* **Given task**: Copy each line below exactly and leave the pictures out.

%%

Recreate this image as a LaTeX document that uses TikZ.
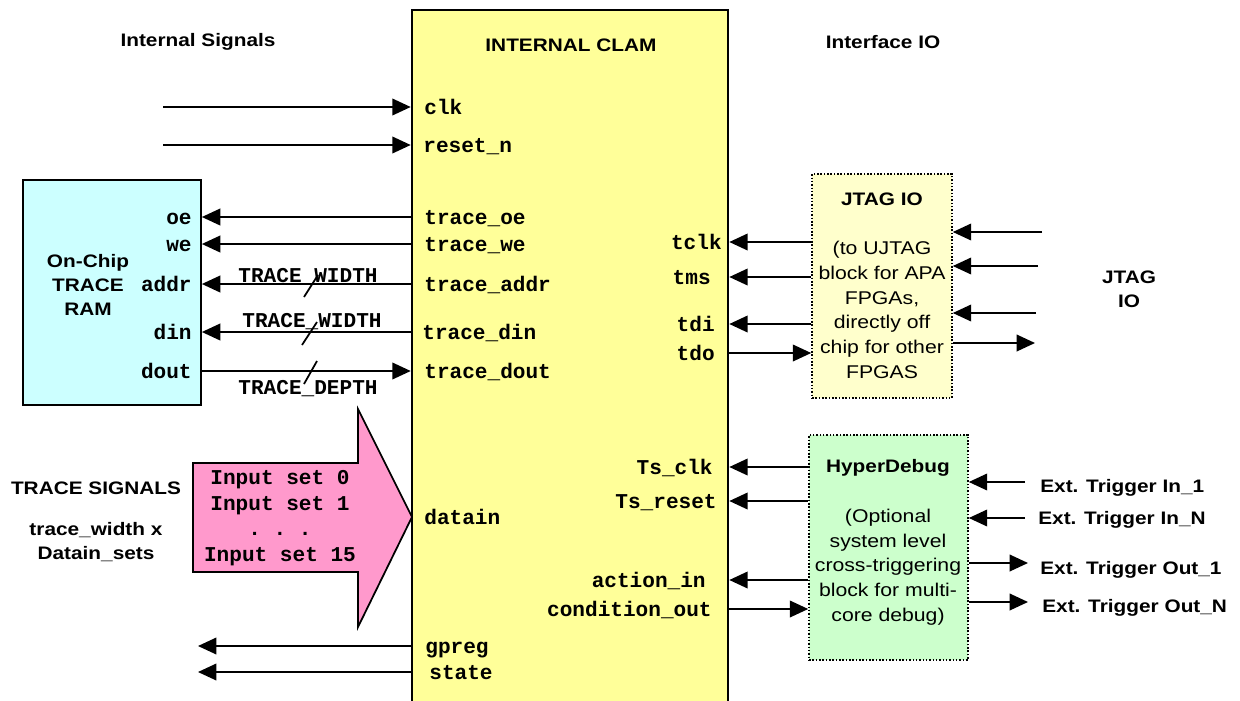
\documentclass[tikz,border=0pt]{standalone}
\usepackage{fontspec}
\setmainfont{Liberation Sans}[FakeStretch=1.15]
\setmonofont{Liberation Mono}
\usepackage{xcolor}
\usetikzlibrary{arrows.meta,positioning,calc}

\definecolor{clamyellow}{HTML}{FFFF99}
\definecolor{ramcyan}{HTML}{CCFFFF}
\definecolor{tracepink}{HTML}{FF99CC}
\definecolor{jtagyellow}{HTML}{FFFFCC}
\definecolor{hypergreen}{HTML}{CCFFCC}

\begin{document}
\begin{tikzpicture}[
    x=0.02cm, y=-0.02cm,
    box/.style={rectangle, draw, line width=1pt, inner sep=0pt},
    dotbox/.style={rectangle, draw, densely dotted, line width=0.9pt, inner sep=0pt},
    port/.style={font=\fontsize{12}{14}\selectfont\ttfamily\bfseries, inner sep=0pt, text height=10pt, text depth=1pt},
    inset/.style={font=\fontsize{12}{14.6}\selectfont\ttfamily\bfseries, align=center},
    head/.style={font=\fontsize{10.3}{13.8}\selectfont\bfseries, align=center},
    note/.style={font=\fontsize{10.5}{14.1}\selectfont, align=center},
    ext/.style={font=\fontsize{10.3}{12}\selectfont\bfseries, inner sep=0pt, text height=7.5pt, text depth=0pt},
    sig/.style={-{Triangle[length=10.5pt, width=9.5pt]}, line width=1pt},
    bus/.style={line width=1pt}
]
    \useasboundingbox (0,0) rectangle (1240,700);

    % main block
    \node[box, fill=clamyellow, line width=1.5pt, minimum width=6.32cm, minimum height=13.9cm] (clam) at (570,357.5) {};
    \node[head] (clamtitle) at (571,45) {INTERNAL CLAM};
    \node[head] (intsig) at (198,42) {Internal Signals};
    \node[head] (ifio) at (883,42) {Interface IO};

    % clock and reset
    \node[port, anchor=west] (clk) at (424,107) {clk};
    \node[port, anchor=west] (rst) at (423,145) {reset\_n};
    \coordinate (clkin) at (163,107);
    \coordinate (rstin) at (163,145);
    \draw[sig] (clkin) -- (clk -| clam.west);
    \draw[sig] (rstin) -- (rst -| clam.west);

    % trace RAM
    \node[box, fill=ramcyan, minimum width=3.56cm, minimum height=4.5cm] (ram) at (112,292.5) {};
    \node[head] (ramtitle) at (88,285) {On-Chip\\TRACE\\RAM};
    \node[port, anchor=east] (oe) at (192,217) {oe};
    \node[port, anchor=east] (we) at (192,244) {we};
    \node[port, anchor=east] (addr) at (192,284) {addr};
    \node[port, anchor=east] (din) at (192,332) {din};
    \node[port, anchor=east] (dout) at (192,371) {dout};
    \node[port, anchor=west] (toe) at (424,217) {trace\_oe};
    \node[port, anchor=west] (twe) at (424,244) {trace\_we};
    \node[port, anchor=west] (taddr) at (424,284) {trace\_addr};
    \node[port, anchor=west] (tdin) at (422,332) {trace\_din};
    \node[port, anchor=west] (tdout) at (424,371) {trace\_dout};
    \draw[sig] (toe -| clam.west) -- (oe -| ram.east);
    \draw[sig] (twe -| clam.west) -- (we -| ram.east);
    \draw[sig] (taddr -| clam.west) -- (addr -| ram.east);
    \draw[sig] (tdin -| clam.west) -- (din -| ram.east);
    \draw[sig] (dout -| ram.east) -- (tdout -| clam.west);

    % bus widths
    \node[port] (wa) at (308,275) {TRACE\_WIDTH};
    \node[port] (wd) at (312,320) {TRACE\_WIDTH};
    \node[port] (dd) at (308,387) {TRACE\_DEPTH};
    \draw[bus] (304,297) -- (318,275);
    \draw[bus] (302,345) -- (317,322);
    \draw[bus] (304,384) -- (317,361);

    % trace inputs
    \draw[fill=tracepink, line width=1pt] (193,463) -- (358,463) -- (358,409) -- (412,517)
        -- (358,627) -- (358,572) -- (193,572) -- cycle;
    \node[inset] (inputs) at (280,518) {Input set 0\\Input set 1\\.\ .\ .\\Input set 15};
    \node[head] (trsig) at (96,488) {TRACE SIGNALS};
    \node[head] (trdim) at (96,542) {trace\_width x\\Datain\_sets};
    \node[port, anchor=west] (datain) at (424,517) {datain};

    % gpreg and state
    \node[port, anchor=west] (gpreg) at (425,646) {gpreg};
    \node[port, anchor=west] (state) at (429,672) {state};
    \coordinate (gpout) at (198,646);
    \coordinate (stout) at (198,672);
    \draw[sig] (gpreg -| clam.west) -- (gpout);
    \draw[sig] (state -| clam.west) -- (stout);

    % JTAG IO
    \node[dotbox, fill=jtagyellow, minimum width=2.8cm, minimum height=4.48cm] (jtag) at (882,286) {};
    \node[head] (jtagtitle) at (882,199) {JTAG IO};
    \node[note] (jtagnote) at (882,310) {(to UJTAG\\block for APA\\FPGAs,\\directly off\\chip for other\\FPGAS};
    \node[port, anchor=east] (tclk) at (722,242) {tclk};
    \node[port, anchor=east] (tms) at (711,277) {tms};
    \node[port, anchor=east] (tdi) at (715,324) {tdi};
    \node[port, anchor=east] (tdo) at (715,353) {tdo};
    \draw[sig] (tclk -| jtag.west) -- (tclk -| clam.east);
    \draw[sig] (tms -| jtag.west) -- (tms -| clam.east);
    \draw[sig] (tdi -| jtag.west) -- (tdi -| clam.east);
    \draw[sig] (tdo -| clam.east) -- (tdo -| jtag.west);
    \coordinate (jin1) at (1042,232);
    \coordinate (jin2) at (1038,266);
    \coordinate (jin3) at (1036,313);
    \coordinate (jout) at (1035,343);
    \draw[sig] (jin1) -- (jin1 -| jtag.east);
    \draw[sig] (jin2) -- (jin2 -| jtag.east);
    \draw[sig] (jin3) -- (jin3 -| jtag.east);
    \draw[sig] (jout -| jtag.east) -- (jout);
    \node[head] (jtagio) at (1129,289) {JTAG\\IO};

    % HyperDebug
    \node[dotbox, fill=hypergreen, minimum width=3.18cm, minimum height=4.5cm] (hyper) at (888.5,547.5) {};
    \node[head] (hypertitle) at (888,468) {HyperDebug};
    \node[note] (hypernote) at (888,567) {(Optional\\system level\\cross-triggering\\block for multi-\\core debug)};
    \node[port, anchor=east] (tsclk) at (713,467) {Ts\_clk};
    \node[port, anchor=east] (tsrst) at (717,501) {Ts\_reset};
    \node[port, anchor=east] (actin) at (706,580) {action\_in};
    \node[port, anchor=east] (condout) at (712,609) {condition\_out};
    \draw[sig] (tsclk -| hyper.west) -- (tsclk -| clam.east);
    \draw[sig] (tsrst -| hyper.west) -- (tsrst -| clam.east);
    \draw[sig] (actin -| hyper.west) -- (actin -| clam.east);
    \draw[sig] (condout -| clam.east) -- (condout -| hyper.west);

    % external triggers
    \node[ext, anchor=west] (tin1) at (1040,486) {Ext. Trigger In\_1};
    \node[ext, anchor=west] (tinn) at (1038,518) {Ext. Trigger In\_N};
    \node[ext, anchor=west] (tout1) at (1040,568) {Ext. Trigger Out\_1};
    \node[ext, anchor=west] (toutn) at (1042,606) {Ext. Trigger Out\_N};
    \coordinate (ein1) at (1025,482);
    \coordinate (einn) at (1025,518);
    \coordinate (eout1) at (1028,563);
    \coordinate (eoutn) at (1028,602);
    \draw[sig] (ein1) -- (ein1 -| hyper.east);
    \draw[sig] (einn) -- (einn -| hyper.east);
    \draw[sig] (eout1 -| hyper.east) -- (eout1);
    \draw[sig] (eoutn -| hyper.east) -- (eoutn);
\end{tikzpicture}
\end{document}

%%

* **Final result**:
Recreate this image as a LaTeX document that uses TikZ.
\documentclass[tikz,border=0pt]{standalone}
\usepackage{fontspec}
\setmainfont{Liberation Sans}[FakeStretch=1.15]
\setmonofont{Liberation Mono}
\usepackage{xcolor}
\usetikzlibrary{arrows.meta,positioning,calc}

\definecolor{clamyellow}{HTML}{FFFF99}
\definecolor{ramcyan}{HTML}{CCFFFF}
\definecolor{tracepink}{HTML}{FF99CC}
\definecolor{jtagyellow}{HTML}{FFFFCC}
\definecolor{hypergreen}{HTML}{CCFFCC}

\begin{document}
\begin{tikzpicture}[
    x=0.02cm, y=-0.02cm,
    box/.style={rectangle, draw, line width=1pt, inner sep=0pt},
    dotbox/.style={rectangle, draw, densely dotted, line width=0.9pt, inner sep=0pt},
    port/.style={font=\fontsize{12}{14}\selectfont\ttfamily\bfseries, inner sep=0pt, text height=10pt, text depth=1pt},
    inset/.style={font=\fontsize{12}{14.6}\selectfont\ttfamily\bfseries, align=center},
    head/.style={font=\fontsize{10.3}{13.8}\selectfont\bfseries, align=center},
    note/.style={font=\fontsize{10.5}{14.1}\selectfont, align=center},
    ext/.style={font=\fontsize{10.3}{12}\selectfont\bfseries, inner sep=0pt, text height=7.5pt, text depth=0pt},
    sig/.style={-{Triangle[length=10.5pt, width=9.5pt]}, line width=1pt},
    bus/.style={line width=1pt}
]
    \useasboundingbox (0,0) rectangle (1240,700);

    % main block
    \node[box, fill=clamyellow, line width=1.5pt, minimum width=6.32cm, minimum height=13.9cm] (clam) at (570,357.5) {};
    \node[head] (clamtitle) at (571,45) {INTERNAL CLAM};
    \node[head] (intsig) at (198,42) {Internal Signals};
    \node[head] (ifio) at (883,42) {Interface IO};

    % clock and reset
    \node[port, anchor=west] (clk) at (424,107) {clk};
    \node[port, anchor=west] (rst) at (423,145) {reset\_n};
    \coordinate (clkin) at (163,107);
    \coordinate (rstin) at (163,145);
    \draw[sig] (clkin) -- (clk -| clam.west);
    \draw[sig] (rstin) -- (rst -| clam.west);

    % trace RAM
    \node[box, fill=ramcyan, minimum width=3.56cm, minimum height=4.5cm] (ram) at (112,292.5) {};
    \node[head] (ramtitle) at (88,285) {On-Chip\\TRACE\\RAM};
    \node[port, anchor=east] (oe) at (192,217) {oe};
    \node[port, anchor=east] (we) at (192,244) {we};
    \node[port, anchor=east] (addr) at (192,284) {addr};
    \node[port, anchor=east] (din) at (192,332) {din};
    \node[port, anchor=east] (dout) at (192,371) {dout};
    \node[port, anchor=west] (toe) at (424,217) {trace\_oe};
    \node[port, anchor=west] (twe) at (424,244) {trace\_we};
    \node[port, anchor=west] (taddr) at (424,284) {trace\_addr};
    \node[port, anchor=west] (tdin) at (422,332) {trace\_din};
    \node[port, anchor=west] (tdout) at (424,371) {trace\_dout};
    \draw[sig] (toe -| clam.west) -- (oe -| ram.east);
    \draw[sig] (twe -| clam.west) -- (we -| ram.east);
    \draw[sig] (taddr -| clam.west) -- (addr -| ram.east);
    \draw[sig] (tdin -| clam.west) -- (din -| ram.east);
    \draw[sig] (dout -| ram.east) -- (tdout -| clam.west);

    % bus widths
    \node[port] (wa) at (308,275) {TRACE\_WIDTH};
    \node[port] (wd) at (312,320) {TRACE\_WIDTH};
    \node[port] (dd) at (308,387) {TRACE\_DEPTH};
    \draw[bus] (304,297) -- (318,275);
    \draw[bus] (302,345) -- (317,322);
    \draw[bus] (304,384) -- (317,361);

    % trace inputs
    \draw[fill=tracepink, line width=1pt] (193,463) -- (358,463) -- (358,409) -- (412,517)
        -- (358,627) -- (358,572) -- (193,572) -- cycle;
    \node[inset] (inputs) at (280,518) {Input set 0\\Input set 1\\.\ .\ .\\Input set 15};
    \node[head] (trsig) at (96,488) {TRACE SIGNALS};
    \node[head] (trdim) at (96,542) {trace\_width x\\Datain\_sets};
    \node[port, anchor=west] (datain) at (424,517) {datain};

    % gpreg and state
    \node[port, anchor=west] (gpreg) at (425,646) {gpreg};
    \node[port, anchor=west] (state) at (429,672) {state};
    \coordinate (gpout) at (198,646);
    \coordinate (stout) at (198,672);
    \draw[sig] (gpreg -| clam.west) -- (gpout);
    \draw[sig] (state -| clam.west) -- (stout);

    % JTAG IO
    \node[dotbox, fill=jtagyellow, minimum width=2.8cm, minimum height=4.48cm] (jtag) at (882,286) {};
    \node[head] (jtagtitle) at (882,199) {JTAG IO};
    \node[note] (jtagnote) at (882,310) {(to UJTAG\\block for APA\\FPGAs,\\directly off\\chip for other\\FPGAS};
    \node[port, anchor=east] (tclk) at (722,242) {tclk};
    \node[port, anchor=east] (tms) at (711,277) {tms};
    \node[port, anchor=east] (tdi) at (715,324) {tdi};
    \node[port, anchor=east] (tdo) at (715,353) {tdo};
    \draw[sig] (tclk -| jtag.west) -- (tclk -| clam.east);
    \draw[sig] (tms -| jtag.west) -- (tms -| clam.east);
    \draw[sig] (tdi -| jtag.west) -- (tdi -| clam.east);
    \draw[sig] (tdo -| clam.east) -- (tdo -| jtag.west);
    \coordinate (jin1) at (1042,232);
    \coordinate (jin2) at (1038,266);
    \coordinate (jin3) at (1036,313);
    \coordinate (jout) at (1035,343);
    \draw[sig] (jin1) -- (jin1 -| jtag.east);
    \draw[sig] (jin2) -- (jin2 -| jtag.east);
    \draw[sig] (jin3) -- (jin3 -| jtag.east);
    \draw[sig] (jout -| jtag.east) -- (jout);
    \node[head] (jtagio) at (1129,289) {JTAG\\IO};

    % HyperDebug
    \node[dotbox, fill=hypergreen, minimum width=3.18cm, minimum height=4.5cm] (hyper) at (888.5,547.5) {};
    \node[head] (hypertitle) at (888,468) {HyperDebug};
    \node[note] (hypernote) at (888,567) {(Optional\\system level\\cross-triggering\\block for multi-\\core debug)};
    \node[port, anchor=east] (tsclk) at (713,467) {Ts\_clk};
    \node[port, anchor=east] (tsrst) at (717,501) {Ts\_reset};
    \node[port, anchor=east] (actin) at (706,580) {action\_in};
    \node[port, anchor=east] (condout) at (712,609) {condition\_out};
    \draw[sig] (tsclk -| hyper.west) -- (tsclk -| clam.east);
    \draw[sig] (tsrst -| hyper.west) -- (tsrst -| clam.east);
    \draw[sig] (actin -| hyper.west) -- (actin -| clam.east);
    \draw[sig] (condout -| clam.east) -- (condout -| hyper.west);

    % external triggers
    \node[ext, anchor=west] (tin1) at (1040,486) {Ext. Trigger In\_1};
    \node[ext, anchor=west] (tinn) at (1038,518) {Ext. Trigger In\_N};
    \node[ext, anchor=west] (tout1) at (1040,568) {Ext. Trigger Out\_1};
    \node[ext, anchor=west] (toutn) at (1042,606) {Ext. Trigger Out\_N};
    \coordinate (ein1) at (1025,482);
    \coordinate (einn) at (1025,518);
    \coordinate (eout1) at (1028,563);
    \coordinate (eoutn) at (1028,602);
    \draw[sig] (ein1) -- (ein1 -| hyper.east);
    \draw[sig] (einn) -- (einn -| hyper.east);
    \draw[sig] (eout1 -| hyper.east) -- (eout1);
    \draw[sig] (eoutn -| hyper.east) -- (eoutn);
\end{tikzpicture}
\end{document}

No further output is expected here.